According to Janet Reid, renowned NYC literary agent/blogger, a.k.a. The Query Shark, I don’t need to write a blog! (And no, she is NOT afraid of the competition.)
I am an unpublished novelist. No one is scanning the web for me. No one is interested in what I might say. Does this fact hurt my feelings? Of course not. This was the case before I started blogging and it remains the case now that I blog.
So why did I ever start a blog?
It was the panelists at a series of James River Writers Shows. They persuaded me. They kept pounding away about “building a platform” via Facebook, Twitter, Tumbler (whatever that is), Snapchat, etc. — but especially — The Blog. This all seemed to me like putting the cart before the horse. You might be curious about your favorite author and follow his/her blog but you are not going to be curious about me, not your favorite author and not published.
Having a Platform, the advice went, will help a writer get a literary agent for a manuscript. The bigger your platform, the more prospective buyers there are for your book. As a blogger, the greater the number of your followers, the greater the interest in any book you might write. Hordes of followers look good to agents, right?
It seems to me it might be easier to Built a Platform for a non-fiction writer with a narrow field of focus. Writing on a specific topic attracts readers interested in that topic. Spiders or the history of asphalt or the genealogy of prize swine. Or maybe you start out as a blog — and because you are a clever person with a clever idea — say Noah Scalin — you generate so much interest you turn your blog into a book.
I am not that clever, or that focussed, and my doubt about my ability to Build a Platform ahead of possible publication was well founded. There is no public interest in me or my opinions or expertise (if I have any expertise besides knitting socks). Most reasonable people who aren’t public figures — and there are SO many of us — would share this doubt about being up to adding anything substantial to public discourse, let alone to inspiring hordes of loyal followers.
Janet Reid, NYC literary agent, probably does have hordes of loyal followers. But unlike me, Janet Reid can bestow the wit and wisdom of experience and expertise gained from years of focused hard work. She Entertains — Educates — Engages — Inspires. (Those are bullet points from various instructions on how to write a successful blog.) Earlier this week, Janet Reid magnanimously invited her readers to submit 15 word elevator pitches for their unpublished manuscripts. She lured her followers in with the promise that she herself, and her other followers, would ruthlessly critique the offerings.
What a hook! As one of the legions of unpublished authors, I wanted to bite, but honestly, FIFTEEN words!? I’m still refining a query letter of 280 words.

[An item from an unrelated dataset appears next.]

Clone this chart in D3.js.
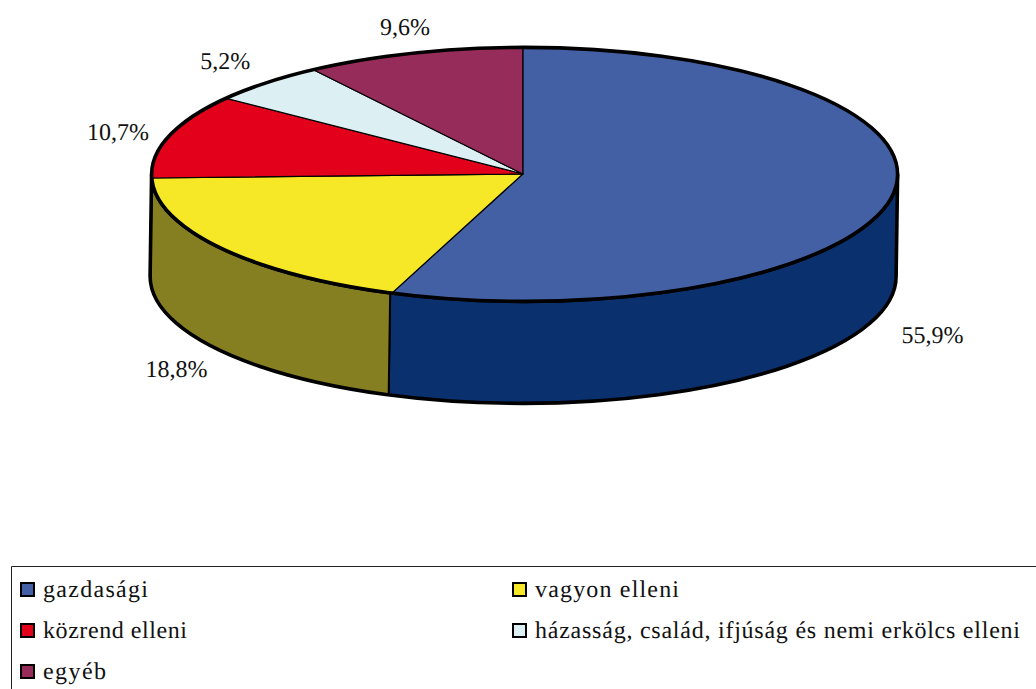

Reading the submissions and critiques is truly educational. Also, a bit crushing, as in: OMG! I will NEVER be able to do this! Luckily, I am not standing in an elevator next to the literary agent of my dreams and only have this one chance to pitch my book with the perfect fifteen words. Nor do I anticipate this ever happening.
Janet Reid’s blog may well be an example of The Perfect Blog. She offers something many people are looking for. Her readers become followers because she delivers expertise. Those among that group wise enough to apply her advice will be better for it.
My blog rambles about all over the place. It tends to bump into different readers as it wanders about, and then, most often, waves good-bye to them as it trudges up the next grassy slope.
So there you have it. An example of an effective blog — Janet Reid’s — and an example of an ineffective blog. Will my blog become more like Janet Reid’s if my manuscript for Thrift Store Daze ever materializes as a book on the shelves of Barnes & Noble?
Don’t bet on it.
In the meantime, is anyone interested in my thoughts on knitting socks? I can recommend a good blog.